Polar opposites don't push away
It's the same on the weekends as the rest of the days
And I know I should go but I'll probably stay
And that's all you can do about some things

"Polar Opposites," the next track on the album, is obviously a lot shorter, but it gets the point across too. The guitar is reminiscent of a more upbeat "Trailer Trash" but the chorus will stick in your head for at least a little while longer than the song itself might.

Well all the apostles, they're sitting in swings
Saying "I'd sell off my savior for a set of new rings
And some sandals with the style of straps that cling best to the era"

It is within the last two tracks that The Lonesome Crowded West leaves its most lasting impression. Two acoustic tracks to close out a very loud disc, by anyone's standards, show the band to be as versatile as they are creative. Ideas of religious thoughts are slightly explored in the beginning of track fourteen, "Bankrupt On Selling", but not quite followed through with until the final track.

Well all's not well
But I'm told that it'll all be quite nice
You'll be drowned in boots like Mafia
But your feet will still float like Christ's
And I'll be damned
They were right

In the last song of the album, "Styrofoam Boats/ It's All Nice On Ice, Alright" Brock calmly decides what would happen if he, an apparent atheist, died and indeed did go to a heaven where a God existed. It's not all too depressing because Brock does it all tongue-in-cheek.

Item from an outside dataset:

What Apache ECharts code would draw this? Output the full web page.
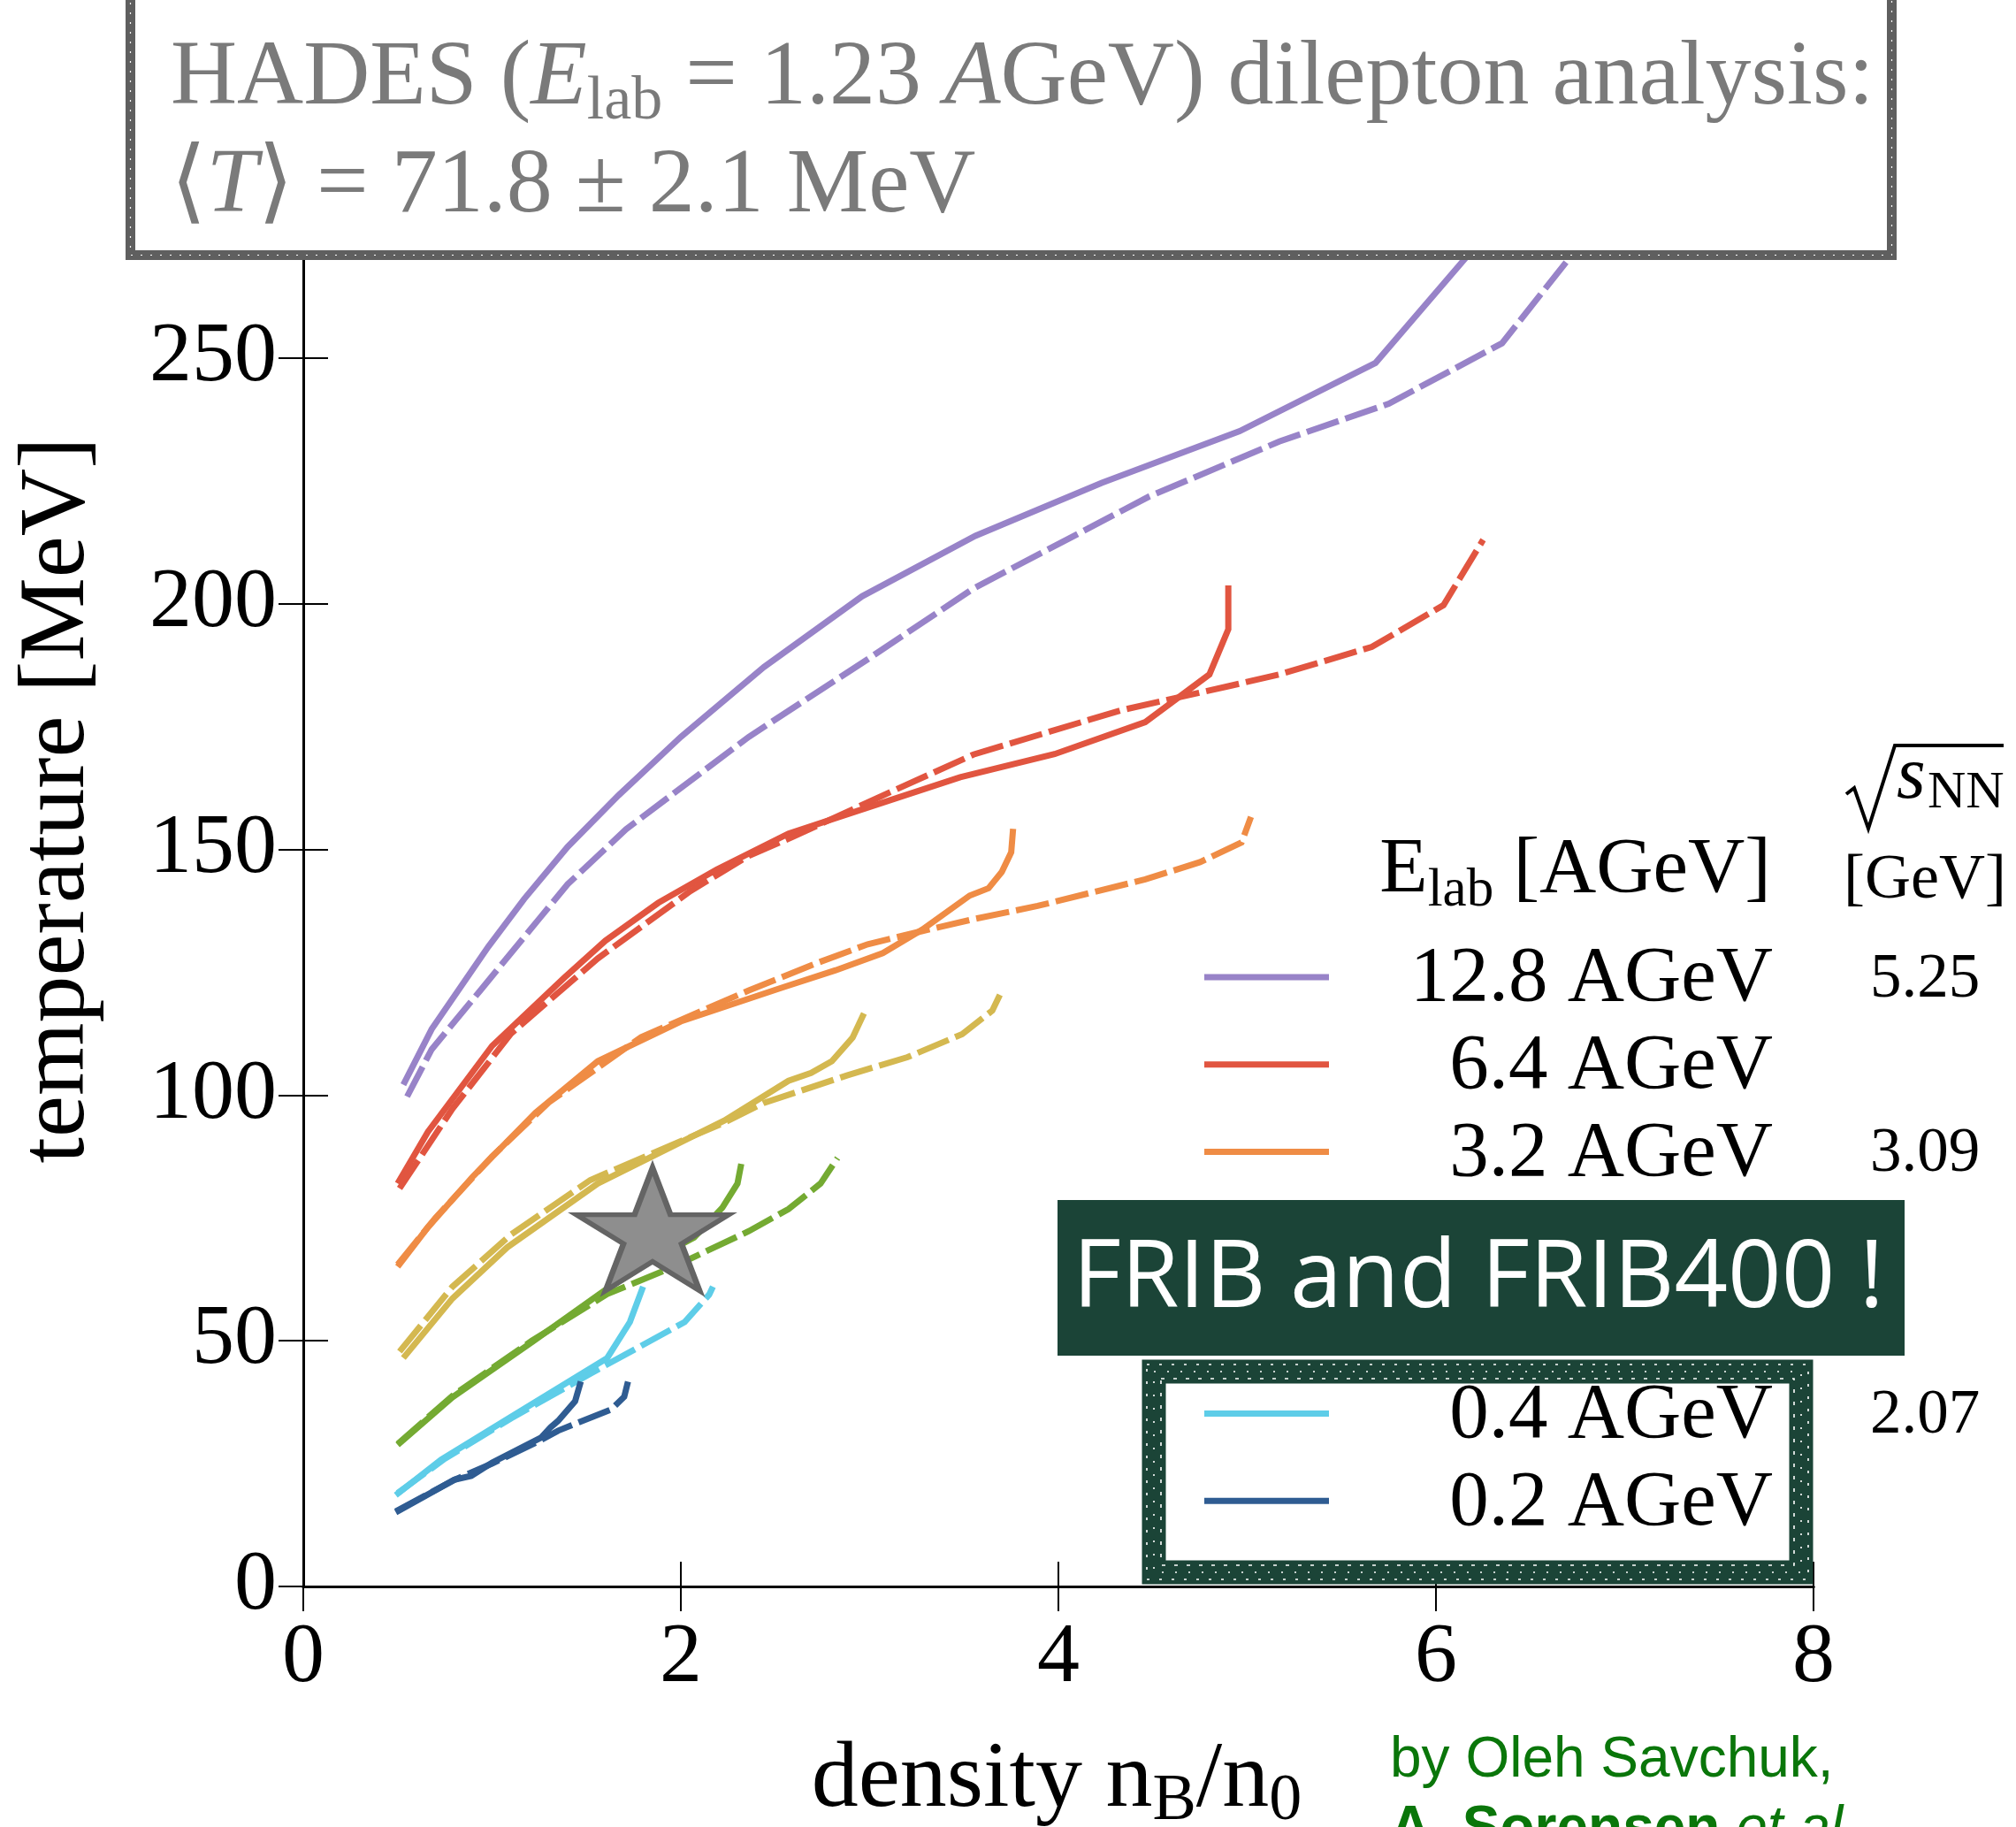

And as the album closes, we're left with that lasting impression of Modest Mouse. The lasting impression of a band that can discuss serious issues of isolation incredibly well, but can do it with such great wit that, in the end, the idea that everything will be "all nice on ice" seems quite feasible. That fact, to me, means Modest Mouse has done their job in telling the story of this album from front to back. Though it stutters for a few tracks, it is well worth the price of admission. If you can find The Lonesome Crowdest West, purchase it immediately, and then pick up any other Modest Mouse music you can, because you just might enjoy yourself.